Вывод интересный, во многом справедливый, но не бесспорный и оставляющий без ответа или недостаточно обосновывающий ряд существенных вопросов. Так, автор исходит из предположения, что самозваный "русский принц" был либо реальным лицом, либо, скорее всего, порождением народной фантазии. Но при этом он отрицает наличие в чешской народной среде славянского сознания (не поясняя, какой смысл он вкладывает в этот термин). Но почему в таком случае народная фантазия назвала "изгнанного принца" русским, а скажем, не французом, голландцем, немцем или представителем еще какой-либо национальности? И чьим, собственно, "сыном" могли его воспринимать?

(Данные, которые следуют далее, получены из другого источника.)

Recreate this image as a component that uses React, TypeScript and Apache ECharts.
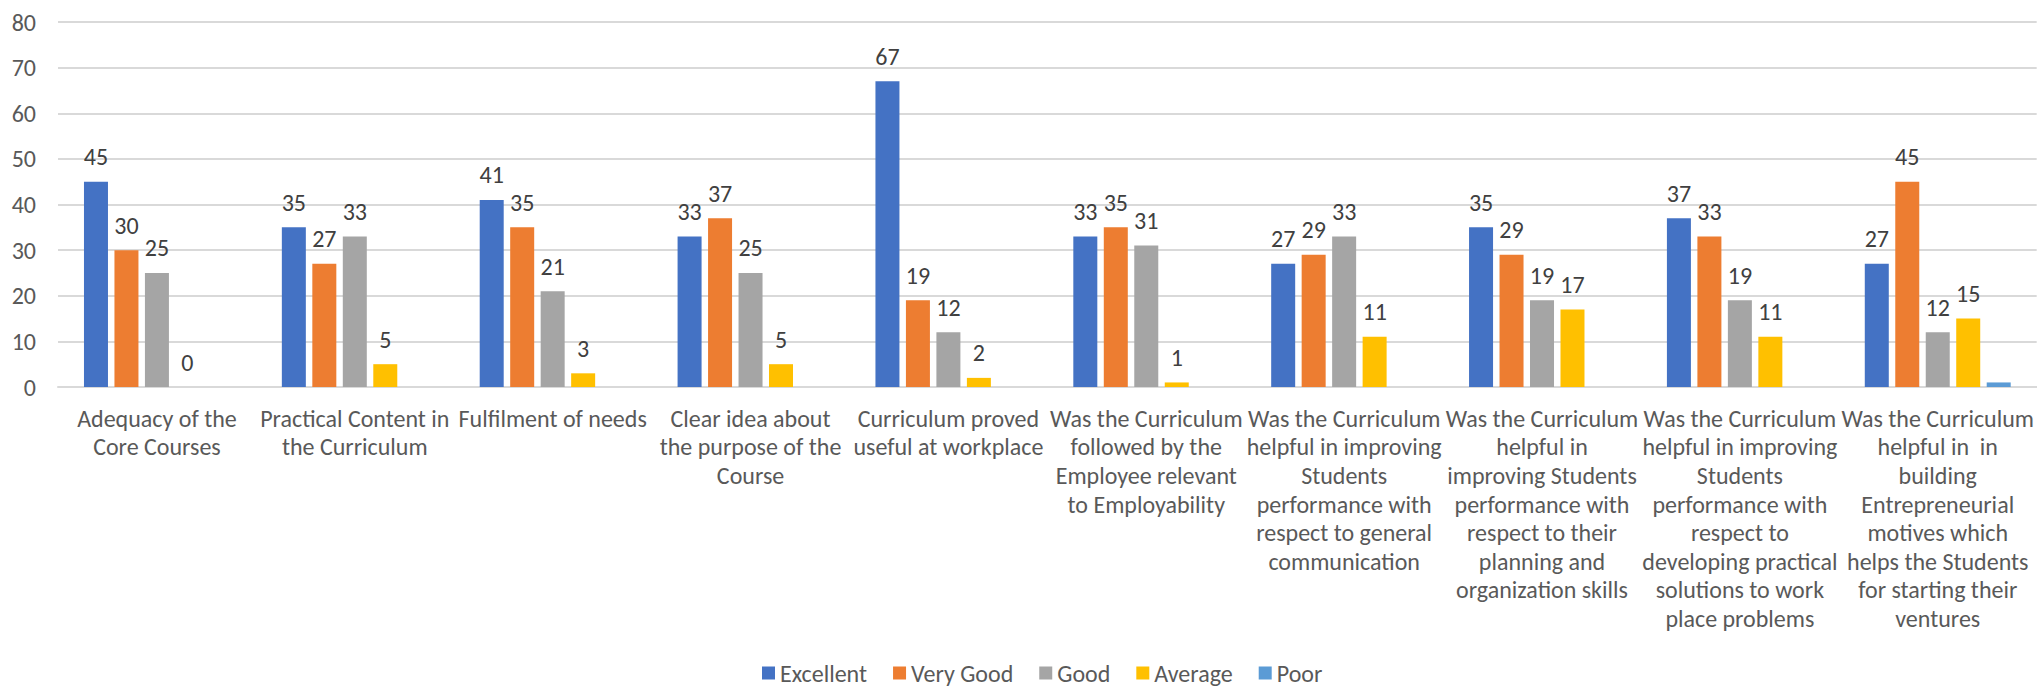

Думается, что дихотомия - "либо реальное лицо, либо фантазия" - едва ли вообще применима при анализе такого круга материалов. Ведь история самозванства свидетельствует, что за самыми неожиданными, порой фантастическими версиями, порожденными народным мировоззрением, всегда в конечном счете стоят в преобразованном виде какие-то исторические реалии и действительно существовавшие лица - либо как индивидуальности, либо как обобщенные персонажи. И за информацией о появлении "русского принца" мог скрываться конкретный или собирательный образ повстанческого вожака, апеллировавшего не только к социальным, но и к национальным настроениям крестьян, во главе которых он встал.